When Death Calls Speech by Gail Rubin

May 1, 2016 | 0 comments

Gail Rubin When Death Calls

Gail Rubin speaking on “When Death Calls”

Gail Rubin, CT, is a death educator who uses humor and funny films to help break the ice about end-of-life issues. In this Toastmasters International Speech competition, she presents “When Death Calls,” a compelling case for making advance end-of-life plans — wills and trusts, advance medical directives and pre-need funeral planning — to be prepared for that time when death calls.

This speech was presented in the Division B contest for District 23 of Toastmasters International. Winners of this contest go on to compete at the District level, which encompasses New Mexico and West Texas.

Here’s a video of the speech, followed by a transcription (more or less).

When Death Calls: Gail Rubin Speech

When you were a child, did you dream of becoming a life-saving hero? Maybe you wanted to be a firefighter, a doctor, or Batman. He had that cool car and all that cash. Very few fantasize about being a superhero at end-of-life: a funeral director, a cemeterian, the Doyenne of Death! Check out the skulls!

When I became a death educator, my brother Mitch suggested the name. I thought it was great. I went and trade-marked it before I realized most Americans don’t know what a doyenne is.

A doyenne is a woman considered senior in a group who knows a lot about a particular subject. I told my parents, “I’m the Doyenne of Death!” “That’s nice honey.” But they attended my first Death Café discussion workshop. Afterward, Dad said, “You need to come to the house and I’m going to show you where all the important papers are located. This is a good thing.

Despite great advances in medical care, humans do still have a 100% mortality rate. Yet less than 30% of us do any end-of-life planning: wills or trusts, advance medical directives and pre-need funeral planning. That leaves more than 70% of us unprepared and devastated, not IF but WHEN death calls.

I use humor and funny films to break the ice about this serious subject. In November, I gave a number of public presentations and people gave me their contact information. I started to make follow-up calls in early December. Wouldn’t you love to get a call from the Doyenne of Death to remind you of your mortality during the holidays?

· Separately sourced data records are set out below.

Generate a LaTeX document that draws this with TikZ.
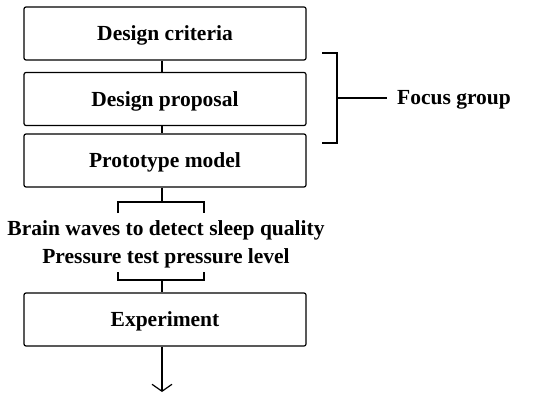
\documentclass[tikz,border=0pt]{standalone}
\usepackage{fontspec}
\setmainfont{Liberation Serif}
\usetikzlibrary{arrows.meta,positioning}

\begin{document}
\begin{tikzpicture}[
    x=1pt, y=-1pt,
    etape/.style={
        draw,
        rounded corners=2pt,
        line width=1.2pt,
        minimum width=282pt,
        minimum height=53pt,
        inner sep=0pt,
        text depth=0pt,
        font=\fontsize{21.5}{24}\selectfont\bfseries
    },
    texte/.style={
        inner sep=0pt,
        anchor=base,
        font=\fontsize{21.5}{24}\selectfont\bfseries
    },
    trait/.style={
        line width=1.2pt
    },
    fleche/.style={
        -{Straight Barb[length=7pt,width=20pt,line width=1.2pt]},
        line width=1.2pt
    }
]
\useasboundingbox (0,0) rectangle (554,393);

% Steps
\node[etape] (crit) at (165,33.5) {Design criteria};
\node[etape] (prop) at (165,99) {Design proposal};
\node[etape] (proto) at (165,160.5) {Prototype model};
\node[etape] (exp) at (165,319.5) {Experiment};

% Measurements
\node[texte] (brain) at (166,235) {Brain waves to detect sleep quality};
\node[texte] (press) at (166,263) {Pressure test pressure level};

% Links between steps
\coordinate (hb) at (162,202);
\draw[trait] (crit.south -| hb) -- (prop.north -| hb);
\draw[trait] (prop.south -| hb) -- (proto.north -| hb);

% Upper bracket
\draw[trait] (proto.south -| hb) -- (hb);
\draw[trait] (118,213) -- (118,202) -- (204,202) -- (204,213);

% Lower bracket
\coordinate (bb) at (162,280);
\draw[trait] (118,272) -- (118,280) -- (204,280) -- (204,272);
\draw[trait] (bb) -- (exp.north -| bb);

% Output arrow
\coordinate (fin) at (162,392);
\draw[fleche] (exp.south -| fin) -- (fin);

% Focus group bracket
\node[texte, anchor=base west] (focus) at (397,105) {Focus group};
\coordinate (acc) at (337,98);
\draw[trait] (322,53) -- (337,53) -- (337,143) -- (322,143);
\draw[trait] (acc) -- (387,98);

\end{tikzpicture}
\end{document}
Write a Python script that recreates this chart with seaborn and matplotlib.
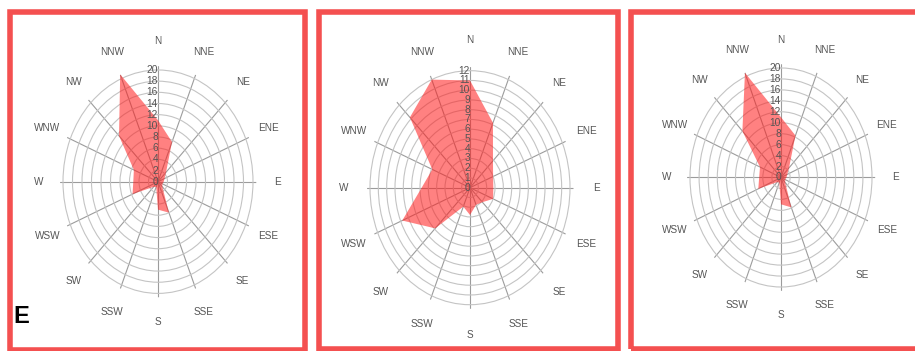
import numpy as np
import matplotlib
matplotlib.use('Agg')
import matplotlib.pyplot as plt
from matplotlib.patches import Rectangle
import seaborn as sns

sns.set_theme(style='white')
plt.rcParams['font.family'] = ['Liberation Sans', 'DejaVu Sans']

# 16 compass sectors, clockwise from north
directions = ['N', 'NNE', 'NE', 'ENE', 'E', 'ESE', 'SE', 'SSE',
              'S', 'SSW', 'SW', 'WSW', 'W', 'WNW', 'NW', 'NNW']

# frequency per direction, one list per panel
freq_left = [11.0, 7.7, 2.4, 1.5, 1.2, 1.0, 1.3, 6.0,
             5.0, 1.0, 1.3, 5.8, 5.2, 5.5, 11.6, 20.8]
freq_mid = [11.0, 7.2, 3.9, 3.0, 2.8, 3.0, 2.1, 1.9,
            2.8, 2.1, 5.9, 8.8, 5.8, 4.9, 10.2, 12.0]
freq_right = [11.0, 8.3, 2.5, 1.5, 1.2, 1.0, 1.3, 5.9,
              4.9, 1.0, 1.2, 5.4, 4.8, 5.0, 12.0, 20.7]

rmax_left, step_left = 20, 2
rmax_mid, step_mid = 12, 1
rmax_right, step_right = 20, 2

W, H = 915, 351
fig = plt.figure(figsize=(W / 100, H / 100), dpi=100)

# layout in image pixels: centre, radii of outer ring, border box
layout = [
    dict(values=freq_left, rmax=rmax_left, step=step_left,
         cx=158, cy=181.7, rx=95, ry=111.7, box=(9.5, 12.3, 304.5, 349.5)),
    dict(values=freq_mid, rmax=rmax_mid, step=step_mid,
         cx=470, cy=187.7, rx=100, ry=117, box=(319, 11.7, 617.5, 349)),
    dict(values=freq_right, rmax=rmax_right, step=step_right,
         cx=781, cy=177.5, rx=91, ry=109.5, box=(631, 11.5, 925, 348.5)),
]

ext = 1.035
text_col = '#555555'
theta = np.deg2rad(np.arange(len(directions)) * 22.5)

for p in layout:
    rx, ry = p['rx'] * ext, p['ry'] * ext
    ax = fig.add_axes([(p['cx'] - rx) / W, 1 - (p['cy'] + ry) / H,
                       2 * rx / W, 2 * ry / H], projection='polar')
    ax.set_aspect('auto')
    ax.set_theta_zero_location('N')
    ax.set_theta_direction(-1)
    ax.fill(theta, p['values'], color='#ff1a1a', alpha=0.55, lw=0,
            clip_on=False, zorder=1)
    ax.set_ylim(0, p['rmax'] * ext)
    ax.set_yticks(np.arange(p['step'], p['rmax'] + p['step'], p['step']))
    ax.set_yticklabels([])
    ax.set_xticks(theta)
    ax.set_xticklabels([])
    ax.spines['polar'].set_visible(False)
    ax.yaxis.grid(True, color='#c4c4c4', lw=0.8)
    ax.xaxis.grid(True, color='#9c9c9c', lw=0.8)
    ax.set_facecolor('white')

    for v in range(0, p['rmax'] + 1, p['step']):
        ax.text(0, v, str(v), ha='right', va='center', fontsize=7.4,
                color=text_col, zorder=3)
    for th, d in zip(theta, directions):
        ax.text(th, p['rmax'] * 1.26, d, ha='center', va='center',
                fontsize=7.2, color=text_col, clip_on=False)

    x0, y0, x1, y1 = p['box']
    fig.add_artist(Rectangle((x0 / W, 1 - y1 / H), (x1 - x0) / W, (y1 - y0) / H,
                             transform=fig.transFigure, fill=False,
                             ec='#f45050', lw=4))

fig.text(13 / W, 1 - 323 / H, 'E', fontsize=17, fontweight='bold',
         color='black', ha='left', va='baseline')

fig.savefig('out.png', dpi=100)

One very nice woman said she was busy and to call back later. So I called her in January. “Hi, this is Gail Rubin. You attended my talk on preparing for end-of-life issues back in November.”

“Oh, yes, I remember you! That was an excellent presentation, I learned a lot.”

“So, have you made your end-of-life arrangements?”

“I’m 84 years old. I don’t need to be reminded that I’m going to die.”

“So, you have made your final arrangements?”

“No I haven’t, and I don’t intend to. My daughter can just deal with it. So, I’m going to hang up now. Thanks for calling! Bye-bye!”

This woman is among the 70% who don’t plan to die. I would not want to be her daughter.

When you’re the Doyenne of Death and you put your phone number out there on the internet, you get some interesting phone calls. One call from a man in the Midwest had a personal impact.

“I’m calling about my 103-year-old mother. She’s bedridden, she has Lewy Body Dementia, and she can’t swallow so she’s on tube feeding directly into her stomach.”

“I’m calling because we have burned through a 1.4 million dollar estate on her 24/7 home care. We pay eight thousand dollars a month. When my father died at age 83, he had a lot of insurance, but we’ve spent all of that. We were thinking there might be another insurance policy that we didn’t know about and I hope you can help me find the phone number for that insurance company.”

Wow. I got him the number for the insurance company. But I also gave him the number for the end-of-life counselors at Compassion and Choices, to get a fresh perspective on this situation.

If you were demented, bedridden and can’t eat , would you want to be kept alive? This is why advance medical directives are so important.

Life is precious. Medical technology can extend our lives. Medical technology can also extend our deaths. Advance medical directives tell our loved ones when enough is enough.

This call upset me so much, I called my parents in Florida. “Please tell me you do NOT want tube feeding!” They hemmed and hawed and talked about their own parents’ end-of-life stories.

Then I pulled out their advance medical directives. They do NOT want “artificial hydration and nutrition.” Yes! They also updated their wills two years ago and have pre-paid their funeral expenses. I am a very grateful daughter.

So how about you? When death calls, will you and your loved ones be among the 30% who are prepared? Or will you be among the 70% scrambling to collect information and make decisions under duress of grief? It doesn’t have to be that way.

And I’m living proof! Just like talking about sex won’t make you pregnant, talking about funerals won’t make you dead. Start a conversation today.